-- Start of SUPPLIED MATERIAL --

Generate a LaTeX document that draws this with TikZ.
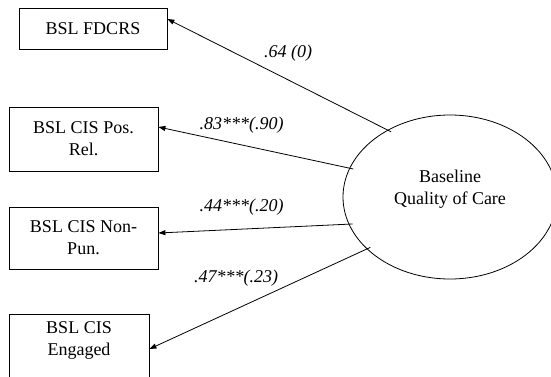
\documentclass[tikz,border=0pt]{standalone}
\usepackage{fontspec}
\setmainfont{Liberation Serif}
\usetikzlibrary{arrows.meta,shapes.geometric,calc}
\begin{document}
\begin{tikzpicture}[x=1pt,y=-1pt,
  txt/.style={font=\fontsize{18}{22}\selectfont},
  box/.style={txt,draw,line width=0.8pt,rectangle,align=center,inner sep=0pt},
  load/.style={draw,line width=0.8pt,-{Triangle[length=7pt,width=5pt]},shorten <=-4pt},
  coef/.style={font=\fontsize{18}{22}\selectfont\itshape,inner sep=0pt}]
\path[use as bounding box,clip] (0,0) rectangle (551,377);

% indicators
\node[box,minimum width=148pt,minimum height=41pt] (b1) at (93,28.5) {BSL FDCRS};
\node[box,minimum width=149pt,minimum height=64pt] (b2) at (83.5,139) {BSL CIS Pos.\\Rel.};
\node[box,minimum width=149pt,minimum height=62pt] (b3) at (83.5,238) {BSL CIS Non-\\Pun.};
\node[box,minimum width=140pt,minimum height=78pt] (b4) at (79,353) {BSL CIS\\Engaged\\\strut};

% latent factor
\node[draw,ellipse,line width=0.8pt,minimum width=214pt,minimum height=164pt,inner sep=0pt] (ell) at (450,197) {};
\node[txt,align=center,inner sep=0pt] (lat) at (450,189) {Baseline\\Quality of Care};

% loadings
\draw[load] (ell.133) -- ([yshift=9.5pt]b1.east);
\draw[load] (ell.164) -- ([yshift=12pt]b2.east);
\draw[load] (ell.195) -- ([yshift=5pt]b3.east);
\draw[load] (ell.212) -- ([yshift=4pt]b4.east);

\node[coef] (c1) at (288,53) {.64 (0)};
\node[coef] (c2) at (241.5,125) {.83***(.90)};
\node[coef] (c3) at (241.5,207) {.44***(.20)};
\node[coef] (c4) at (236,278) {.47***(.23)};
\end{tikzpicture}
\end{document}
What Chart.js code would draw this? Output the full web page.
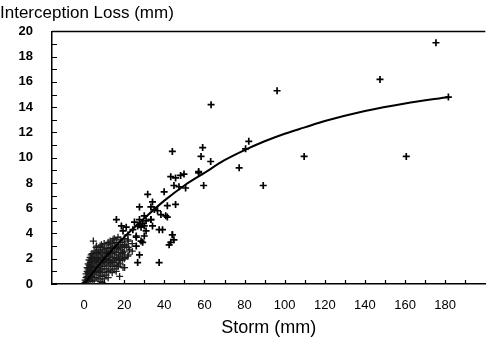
<!DOCTYPE html>
<html>
<head>
<meta charset="utf-8">
<script src="https://cdn.jsdelivr.net/npm/chart.js@4"></script>
<style>
  html, body { margin: 0; padding: 0; background: #fff; }
  #wrap { width: 491px; height: 341px; }
</style>
</head>
<body>
<div id="wrap"><canvas id="myChart" width="491" height="341"></canvas></div>
<script>
// storm size (mm) and interception loss (mm)
const stormX = [
  0.5, 0.5, 1, 1, 1, 1.5, 1.5, 1.5, 1.5, 2, 2, 2, 2, 2,
  2.5, 2.5, 2.5, 2.5, 2.5, 3, 3, 3, 3, 3, 3, 3.5, 3.5, 3.5, 3.5, 3.5,
  4, 4, 4, 4, 4, 4, 5, 5, 5, 5, 5, 5, 5, 6, 6, 6, 6, 6, 6, 6,
  7, 7, 7, 7, 7, 7, 7, 8, 8, 8, 8, 8, 8, 8, 8, 9, 9, 9, 9, 9, 9, 9,
  10, 10, 10, 10, 10, 10, 10, 11, 11, 11, 11, 11, 11,
  12, 12, 12, 12, 12, 12, 12, 13, 13, 13, 13, 13, 13,
  14, 14, 14, 14, 14, 14, 15, 15, 15, 15, 15, 15, 16, 16, 16, 16, 16, 16,
  17, 17, 17, 17, 17, 18, 18, 18, 18, 18, 19, 19, 19, 19, 20, 20, 20, 20,
  22, 22, 22, 24, 24,
  4.6, 6.2, 8.7, 12, 14.4, 16.9, 21.8, 24.3, 30.9, 20.2, 17.7, 11.2, 12.8, 9.5,
  17.7, 7.9, 3.8, 19.4, 16.9, 21, 22.7,
  44, 43.2, 45.6, 48.1, 49.8, 57.1, 44.8, 47.3, 50.6, 31.7, 39.9,
  34.1, 33.3, 35, 27.6, 41.5, 45.6, 30, 27.6, 30.9, 36.6, 38.3, 40.7, 41.5,
  33.3, 25.1, 27.6, 30, 28.4, 34.1, 39.1, 21, 19.4, 44, 44.8, 42.4,
  26, 30, 26, 29.2, 21.8, 20.2, 27.6, 26.7, 37.4, 20.2, 19.4, 21.8,
  16.1, 18.6, 26.7, 29.2, 33.3, 26, 28.4, 37.4, 44, 43.2,
  59.1, 58.3, 63.1, 57.1, 59.6, 63.3, 77.3, 80.5, 82.1, 89.3, 96.2, 109.7,
  147.5, 160.6, 175.4, 181.6
];
const lossY = [
  0.1, 0.3, 0.2, 0.5, 0.8, 0.3, 0.6, 1.0, 1.3, 0.2, 0.5, 0.9, 1.2, 1.6,
  0.4, 0.8, 1.1, 1.5, 1.9, 0.3, 0.6, 1.0, 1.4, 1.7, 2.1, 0.5, 0.9, 1.3, 1.8, 2.3,
  0.2, 0.7, 1.1, 1.5, 2.0, 2.4, 0.3, 0.8, 1.2, 1.6, 1.9, 2.2, 2.6, 0.5, 1.0, 1.4, 1.8, 2.1, 2.5, 2.9,
  0.4, 0.9, 1.3, 1.7, 2.0, 2.4, 2.7, 0.2, 0.7, 1.1, 1.5, 1.9, 2.3, 2.6, 3.0, 0.1, 0.6, 1.2, 1.6, 2.1, 2.5, 2.9,
  0.4, 0.9, 1.4, 1.8, 2.2, 2.7, 3.2, 0.7, 1.2, 1.7, 2.0, 2.4, 2.8,
  0.5, 1.0, 1.5, 1.9, 2.3, 2.6, 3.1, 1.1, 1.6, 2.2, 2.5, 2.9, 3.4,
  0.9, 1.4, 1.8, 2.4, 2.8, 3.2, 1.2, 1.7, 2.1, 2.6, 3.0, 3.6, 1.0, 1.5, 2.0, 2.5, 2.9, 3.3,
  1.4, 1.9, 2.3, 2.8, 3.1, 1.6, 2.2, 2.7, 3.0, 3.5, 1.9, 2.4, 2.9, 3.3, 2.0, 2.6, 3.1, 3.6,
  2.3, 2.9, 3.4, 2.6, 3.2,
  3.4, 3.0, 3.1, 3.3, 3.5, 3.7, 3.9, 4.3, 4.2, 2.1, 1.9, 2.5, 1.9, 1.9,
  0.6, 1.0, 0.6, 1.3, 1.4, 3.0, 2.7,
  10.5, 8.5, 8.4, 8.6, 8.7, 8.9, 7.8, 7.7, 7.6, 7.1, 7.3,
  6.5, 6.1, 5.9, 6.1, 6.2, 6.3, 5.4, 5.1, 5.0, 5.8, 5.5, 5.4, 5.3,
  5.1, 4.9, 4.7, 4.6, 4.5, 4.6, 4.3, 4.5, 4.2, 3.9, 3.5, 3.1,
  3.8, 3.8, 3.0, 3.3, 3.5, 3.1, 2.3, 1.7, 1.7, 1.3, 2.5, 2.2,
  5.1, 4.6, 4.6, 4.8, 5.1, 3.7, 3.4, 4.3, 3.9, 3.3,
  10.8, 10.1, 9.7, 8.8, 7.8, 14.2, 9.2, 10.7, 11.3, 7.8, 15.3, 10.1,
  16.2, 10.1, 19.1, 14.8
];
// fitted curve
const curveX = [0, 10, 20, 30, 40, 50, 60, 70, 80, 90, 100, 110, 120, 140, 160, 182];
const curveY = [0, 2.0, 3.7, 5.2, 6.6, 7.8, 8.8, 9.8, 10.6, 11.3, 11.9, 12.4, 12.9, 13.7, 14.3, 14.8];
const xTickLabels = [0, 20, 40, 60, 80, 100, 120, 140, 160, 180];
const yTickLabels = [0, 2, 4, 6, 8, 10, 12, 14, 16, 18, 20];

const points = stormX.map((x, i) => ({ x: x, y: lossY[i] }));
const curve = curveX.map((x, i) => ({ x: x, y: curveY[i] }));

const fontFam = "'Liberation Sans', Arial, sans-serif";

// frame top line and small inward tick marks
const frame = {
  id: 'frame',
  afterDraw(chart) {
    const c = chart.ctx, a = chart.chartArea;
    const xs = chart.scales.x, ys = chart.scales.y;
    c.save();
    c.strokeStyle = '#000';
    c.lineWidth = 1.5;
    c.beginPath();
    c.moveTo(a.left, a.top);
    c.lineTo(a.right, a.top);
    c.stroke();
    c.lineWidth = 1.2;
    c.beginPath();
    for (let v = 0; v <= 19; v++) {
      const py = Math.round(ys.getPixelForValue(v)) + 0.5;
      c.moveTo(a.left, py);
      c.lineTo(a.left + 5, py);
    }
    for (let v = 10; v <= 190; v += 10) {
      const px = Math.round(xs.getPixelForValue(v)) + 0.5;
      c.moveTo(px, a.bottom);
      c.lineTo(px, a.bottom - 4);
    }
    c.stroke();
    c.restore();
  }
};

const dense = c => c.raw && c.raw.x < 25 && c.raw.y < 4;

const ctx = document.getElementById('myChart').getContext('2d');
const myChart = new Chart(ctx, {
  type: 'scatter',
  data: {
    datasets: [{
      label: 'Curve',
      type: 'line',
      data: curve,
      borderColor: '#000',
      borderWidth: 2,
      pointRadius: 0,
      fill: false,
      cubicInterpolationMode: 'monotone'
    }, {
      label: 'Storms',
      data: points,
      pointStyle: 'cross',
      pointRadius: 3.5,
      borderColor: c => (dense(c) ? '#1a1a1a' : '#000'),
      backgroundColor: '#000',
      borderWidth: c => (dense(c) ? 1.3 : 1.7)
    }]
  },
  options: {
    responsive: false,
    animation: false,
    layout: { padding: { left: 0, right: 1, top: 0, bottom: 0 } },
    plugins: {
      legend: { display: false },
      tooltip: { enabled: false },
      title: {
        display: true,
        text: 'Interception Loss (mm)',
        align: 'start',
        color: '#000',
        font: { family: fontFam, size: 17, weight: 'normal' },
        padding: { top: 3, bottom: 8 }
      }
    },
    scales: {
      x: {
        type: 'linear',
        min: -16,
        max: 200,
        afterFit: s => { s.height = 57; },
        afterBuildTicks: s => { s.ticks = xTickLabels.map(v => ({ value: v })); },
        grid: { display: false, drawTicks: false },
        border: { display: true, color: '#000', width: 1.5 },
        ticks: { color: '#000', padding: 14, font: { family: fontFam, size: 13 } },
        title: {
          display: true,
          text: 'Storm (mm)',
          color: '#000',
          font: { family: fontFam, size: 18 },
          padding: { top: 2, bottom: 2 }
        }
      },
      y: {
        type: 'linear',
        min: 0,
        max: 20,
        afterFit: s => { s.width = 52; },
        afterBuildTicks: s => { s.ticks = yTickLabels.map(v => ({ value: v })); },
        grid: { display: false, drawTicks: false },
        border: { display: true, color: '#000', width: 1.5 },
        ticks: { color: '#000', padding: 19, font: { family: fontFam, size: 13, weight: 'bold' } }
      }
    }
  },
  plugins: [frame]
});
</script>
</body>
</html>
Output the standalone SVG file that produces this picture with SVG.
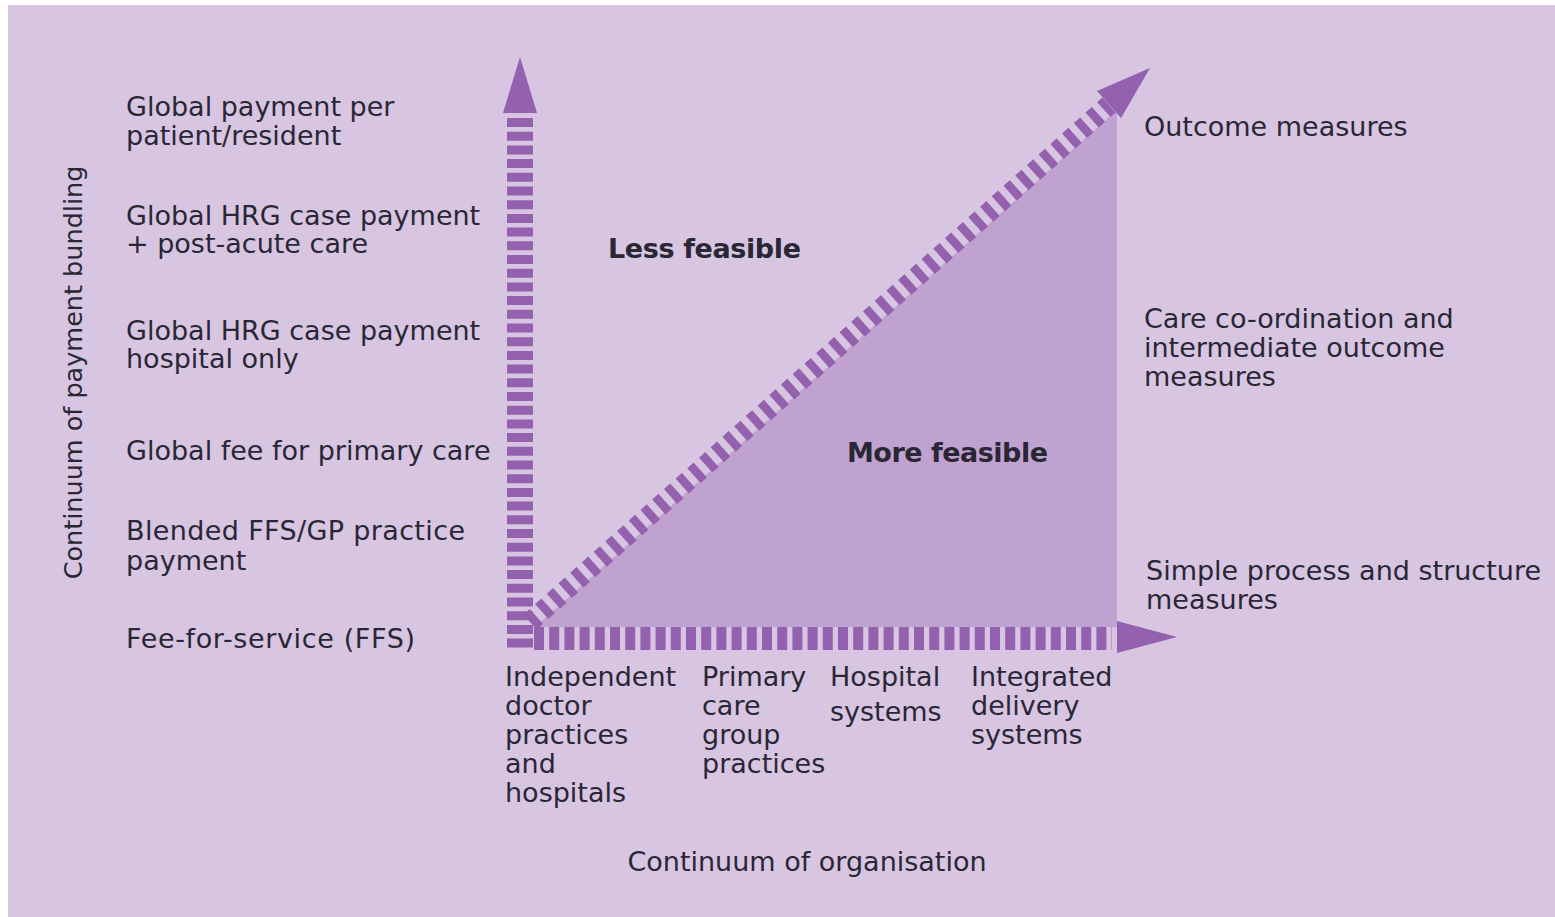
<svg xmlns="http://www.w3.org/2000/svg" width="1555" height="917" viewBox="0 0 1555 917">
<style>
text{font-family:"DejaVu Sans","Liberation Sans",sans-serif;font-size:27px;fill:#2a2735}
.b{font-weight:bold}
.ax{font-size:25.5px}
.dash{fill:none;stroke:#9461ae}
.head{fill:#9461ae}
</style>
<rect x="0" y="0" width="1555" height="917" fill="#ffffff"/>
<rect id="background" x="8" y="5" width="1547" height="912" fill="#d7c5e1"/>
<g id="feasible-region">
<polygon points="535,627 1117,627 1117,110" fill="#bfa2cf"/>
</g>
<g id="connectors">
<line class="dash" x1="520" y1="118" x2="520" y2="648" stroke-width="26" stroke-dasharray="9 4.7"/>
<polygon class="head" points="520,57 537,113 503,113"/>
<line class="dash" x1="534" y1="638.5" x2="1112" y2="638.5" stroke-width="23" stroke-dasharray="10 5.2"/>
<polygon class="head" points="1177,637 1117,621 1117,653"/>
<line class="dash" x1="530" y1="622" x2="1109" y2="105" stroke-width="20" stroke-dasharray="8.5 7.2"/>
<polygon class="head" points="1150,68 1121,118 1097,91"/>
</g>
<g id="label-less-feasible"><text class="b" x="608" y="258" textLength="193">Less feasible</text></g>
<g id="label-more-feasible"><text class="b" x="847" y="462" textLength="201">More feasible</text></g>
<g id="y-axis-title"><text class="ax" transform="translate(82,372.5) rotate(-90)" text-anchor="middle">Continuum of payment bundling</text></g>
<g id="x-axis-title"><text x="807" y="871" text-anchor="middle">Continuum of organisation</text></g>
<g id="payment-levels">
<g id="pay-global-patient"><text x="126" y="116">Global payment per</text><text x="126" y="145">patient/resident</text></g>
<g id="pay-hrg-postacute"><text x="126" y="225">Global HRG case payment</text><text x="126" y="253">+ post-acute care</text></g>
<g id="pay-hrg-hospital"><text x="126" y="340">Global HRG case payment</text><text x="126" y="368">hospital only</text></g>
<g id="pay-primary"><text x="126" y="460">Global fee for primary care</text></g>
<g id="pay-blended"><text x="126" y="540" textLength="339">Blended FFS/GP practice</text><text x="126" y="570">payment</text></g>
<g id="pay-ffs"><text x="126" y="648" textLength="289">Fee-for-service (FFS)</text></g>
</g>
<g id="measures">
<g id="m-outcome"><text x="1144" y="136">Outcome measures</text></g>
<g id="m-care"><text x="1144" y="328">Care co-ordination and</text><text x="1144" y="357">intermediate outcome</text><text x="1144" y="386">measures</text></g>
<g id="m-simple"><text x="1146" y="580">Simple process and structure</text><text x="1146" y="609">measures</text></g>
</g>
<g id="organisations">
<g id="org-independent"><text x="505" y="686">Independent</text><text x="505" y="715">doctor</text><text x="505" y="744">practices</text><text x="505" y="773">and</text><text x="505" y="802">hospitals</text></g>
<g id="org-primary"><text x="702" y="686">Primary</text><text x="702" y="715">care</text><text x="702" y="744">group</text><text x="702" y="773">practices</text></g>
<g id="org-hospital"><text x="830" y="686">Hospital</text><text x="830" y="721">systems</text></g>
<g id="org-integrated"><text x="971" y="686">Integrated</text><text x="971" y="715">delivery</text><text x="971" y="744">systems</text></g>
</g>
</svg>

-- End of SUPPLIED MATERIAL --

> REQUIREMENT: Take the lines from the first line of the entries through the line with "(0,0) rectangle (551,377);", inclusive, and give them again exactly, minus any pictures.

> FULL RESPONSE:
Generate a LaTeX document that draws this with TikZ.
\documentclass[tikz,border=0pt]{standalone}
\usepackage{fontspec}
\setmainfont{Liberation Serif}
\usetikzlibrary{arrows.meta,shapes.geometric,calc}
\begin{document}
\begin{tikzpicture}[x=1pt,y=-1pt,
  txt/.style={font=\fontsize{18}{22}\selectfont},
  box/.style={txt,draw,line width=0.8pt,rectangle,align=center,inner sep=0pt},
  load/.style={draw,line width=0.8pt,-{Triangle[length=7pt,width=5pt]},shorten <=-4pt},
  coef/.style={font=\fontsize{18}{22}\selectfont\itshape,inner sep=0pt}]
\path[use as bounding box,clip] (0,0) rectangle (551,377);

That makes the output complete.